Il dibattito tra i sostenitori dell’austerità espansiva e coloro che invece sono contrari ai sacrifici richiesti come un “male necessario” per uscire dalla crisi è sempre più acceso, soprattutto alla luce del malessere sociale e dei dati economici deludenti.
Le politiche di austerità trovano fondamento in una visione piuttosto liberista dell’economia che vede un maggior peso attribuito al mercato anziché allo Stato. L’argomentazione a favore delle politiche di austerità ha questo fondamento:
Incidere sulle entrate attraverso un aumento della tassazione e sulle uscite riducendo la spesa pubblica in modo da ridurre lo stock di debito pubblico in rapporto al PIL.
Questo ragionamento, per chi scrive, trova uno scarso riscontro sul piano empirico come è facilmente comprensibile dal grafico che vi proponiamo.
Vi riportiamo l’andamento del PIL di alcuni dei Paesi più importanti dell’Eurozona (Italia, Germania e Francia) e l’andamento del PIL dell’intera area.
Crescita economica nell’Eurozona: variazioni annuali del PIL reale
Quello che appare dai dati è che la riduzione della spesa pubblica e/o l’aumento della tassazione riduce la domanda di beni e servizi quindi, a sua volta, riduce il PIL e l’occupazione (per effetto del moltiplicatore maggiore di uno). In definitiva si determina un aumento del rapporto debito/PIL.
Come si può facilmente notare dall’andamento negativo del PIL, il rischio è quello di passare da una fase di recessione ad una di depressione.

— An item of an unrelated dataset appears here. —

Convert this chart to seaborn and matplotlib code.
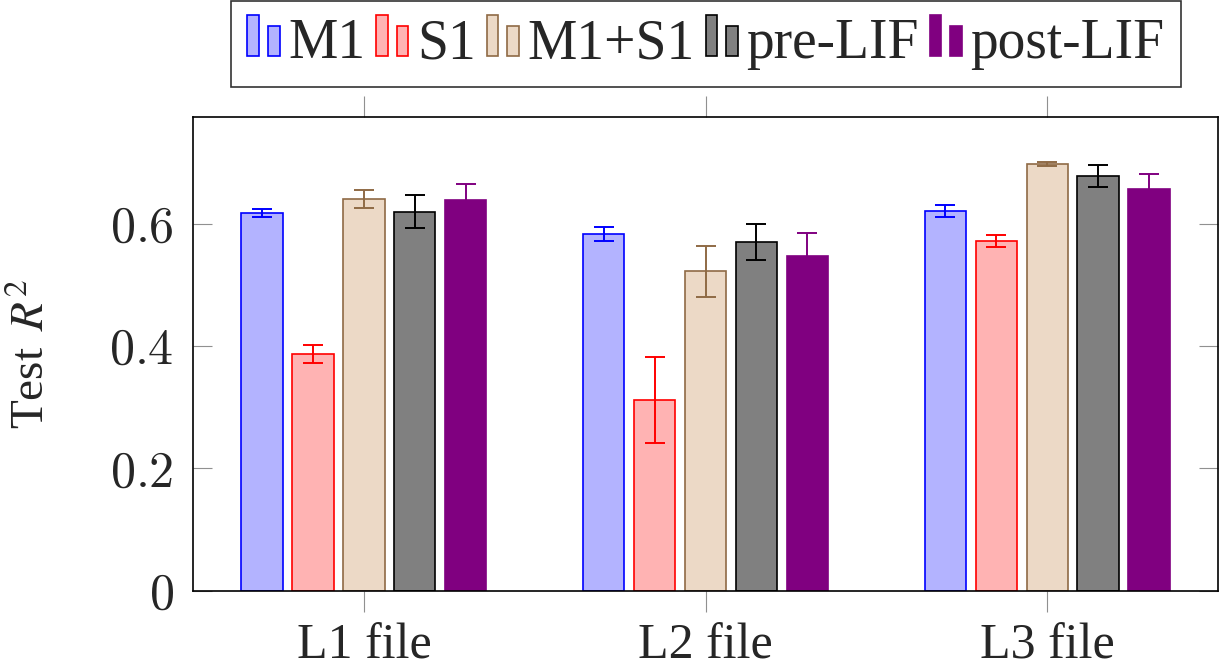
import numpy as np
import pandas as pd
import seaborn as sns
import matplotlib
matplotlib.use('Agg')
import matplotlib.pyplot as plt
from matplotlib.patches import Rectangle
from matplotlib.legend_handler import HandlerBase

files = ["L1 file", "L2 file", "L3 file"]
models = ["M1", "S1", "M1+S1", "pre-LIF", "post-LIF"]

# mean test R^2 per model, one entry per file
r2_m1 = [0.617, 0.583, 0.620]
r2_s1 = [0.387, 0.312, 0.571]
r2_m1s1 = [0.640, 0.522, 0.697]
r2_pre = [0.619, 0.570, 0.678]
r2_post = [0.638, 0.547, 0.656]

err_m1 = [0.007, 0.011, 0.010]
err_s1 = [0.015, 0.070, 0.010]
err_m1s1 = [0.015, 0.042, 0.003]
err_pre = [0.027, 0.030, 0.018]
err_post = [0.026, 0.037, 0.025]

fills = ["#b3b3ff", "#ffb3b3", "#ecd9c6", "#808080", "#800080"]
edges = ["#0000ff", "#ff0000", "#8f6a45", "#000000", "#800080"]

values = [r2_m1, r2_s1, r2_m1s1, r2_pre, r2_post]
errors = [err_m1, err_s1, err_m1s1, err_pre, err_post]

rows = []
for m, vals, errs in zip(models, values, errors):
    for f, v, e in zip(files, vals, errs):
        rows.append({"file": f, "model": m, "r2": v, "err": e})
df = pd.DataFrame(rows)

sns.set_style("ticks")
plt.rcParams['font.family'] = ['Liberation Serif', 'DejaVu Serif']
plt.rcParams['mathtext.fontset'] = 'cm'


class TwoBars(HandlerBase):
    def __init__(self, face, edge):
        super().__init__()
        self.face = face
        self.edge = edge

    def create_artists(self, legend, orig_handle, xdescent, ydescent,
                       width, height, fontsize, trans):
        bw = width * 0.36
        r1 = Rectangle((-xdescent, -ydescent), bw, height * 1.15,
                       facecolor=self.face, edgecolor=self.edge, lw=1.2, transform=trans)
        r2 = Rectangle((-xdescent + width - bw, -ydescent), bw, height * 0.85,
                       facecolor=self.face, edgecolor=self.edge, lw=1.2, transform=trans)
        return [r1, r2]


fig = plt.figure(figsize=(12.22, 6.7), dpi=100)
ax = fig.add_axes([0.158, 0.118, 0.8387, 0.7074])

sns.barplot(data=df, x="file", y="r2", hue="model", order=files, hue_order=models,
            palette=dict(zip(models, fills)), errorbar=None, width=0.745, gap=0.19,
            saturation=1, ax=ax, legend=False)

for cont, ec, m in zip(ax.containers, edges, models):
    sub = df[df.model == m].set_index("file").loc[files]
    xs = []
    for p in cont.patches:
        p.set_edgecolor(ec)
        p.set_linewidth(1.2)
        xs.append(p.get_x() + p.get_width() / 2)
    ax.errorbar(xs, sub.r2.values, yerr=sub.err.values, fmt="none", ecolor=ec,
                elinewidth=1.4, capsize=7, capthick=1.4, zorder=3)

ax.set_xlim(-0.5, 2.5)
ax.set_ylim(0, 0.774)
ax.set_yticks([0, 0.2, 0.4, 0.6])
ax.set_yticklabels(["$0$", "$0.2$", "$0.4$", "$0.6$"])
ax.set_xlabel("")
ax.set_ylabel("Test $\\,R^2$", fontsize=34, labelpad=40, math_fontfamily="stix")

ax.tick_params(axis="y", direction="in", length=14, width=0.8, color="#909090",
               left=True, right=True, labelsize=36, pad=14)
ax.tick_params(axis="x", direction="out", length=15, width=0.8, color="#909090",
               bottom=True, top=True, labelsize=36, pad=8)
for s in ax.spines.values():
    s.set_visible(True)
    s.set_linewidth(1.2)
    s.set_color("black")

handles = [Rectangle((0, 0), 1, 1) for _ in models]
hmap = {h: TwoBars(f, e) for h, f, e in zip(handles, fills, edges)}
leg = fig.legend(handles, models, handler_map=hmap, loc="upper center",
                 bbox_to_anchor=(0.5777, 0.998), ncol=5, fontsize=40, frameon=True,
                 fancybox=False, edgecolor="black", handlelength=0.58, handleheight=0.62,
                 handletextpad=0.15, columnspacing=0.2, borderpad=0.3, borderaxespad=0)
leg.get_frame().set_linewidth(1.2)

fig.savefig("out.png", dpi=100)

Speriamo si intervenga in fretta.
Pasquale Rossi / Marzo 12, 2013
Mi chiedo a che serve diminuire ad esempio di un punto il debito pubblico se andiamo a diminuire in misura molto maggiore il capitale umano, il capitale sociale e il capitale ambientale? Stiamo perdendo un sacco di capitale e la sostenibilità del sistema è in gioco!